Eine Lösung hierfür könnte das freiwillige Kirchengeld sein. Dabei handelt es sich um eine Art jährlichen Spendenaufruf, bei dem für bestimmte Projekte oder die Gemeinde ganz allgemein gespendet werden kann. Dieses Kirchengeld hätte aus Sicht der Mitglieder den Vorteil, dass auch das von der Steuer absetzbar ist. Denn: während der Euro in der sonntäglichen Kollekte einfach weg ist, kann eine überwiesene bzw. quittierte Spende an die Kirche voll geltend gemacht werden. Und auch aus Sicht der Kirche hat dieses Vorgehen einen gewissen Charme: wenn lediglich im Gottesdienst darauf hingewiesen wird, welches Projekt mit der heutigen Kollekte gefördert wird, erfahren lediglich die Besucher im Gottesdienst, womit sich die Gemeinde gerade beschäftigt. Gibt es jedoch eine Jahresübersicht, kann jeder sich vorab überlegen, was man persönlich unterstützen will.

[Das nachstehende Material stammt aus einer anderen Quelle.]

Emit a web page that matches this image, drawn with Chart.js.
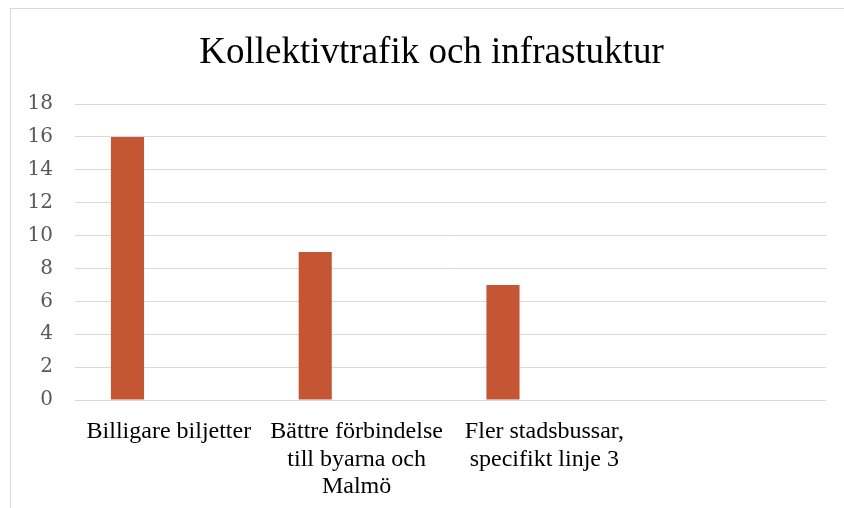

Die intensive Veranstaltung dauerte bis 22:15 Uhr und brachte dabei viel Klarheit und konstruktive Impulse. Eine öffentliche Veranstaltung zum Haushalt unserer Kirchengemeinde wie auch die Frage rund um das Kirchengeld sind absehbare Diskussionen, die insbesondere wegen des demographischen Wandels angegangen werden müssen. An dieser Stelle gebührt Pfarrer Pothmann noch ein Kompliment: trotz der Trockenheit der Materie verstand er es, gut nachvollziehbar und auch unterhaltsam die komplexen Zusammenhänge zu verdeutlichen, in denen sich eine so große Organisation wie die EKKW bewegt. Herzlichen Dank auch an den Kirchenvorstand und unsere Pfarrerin Wilma Ruppert-Golin, die die Impulse im Mai aufgegriffen und in dieser Form nutzbar gemacht haben.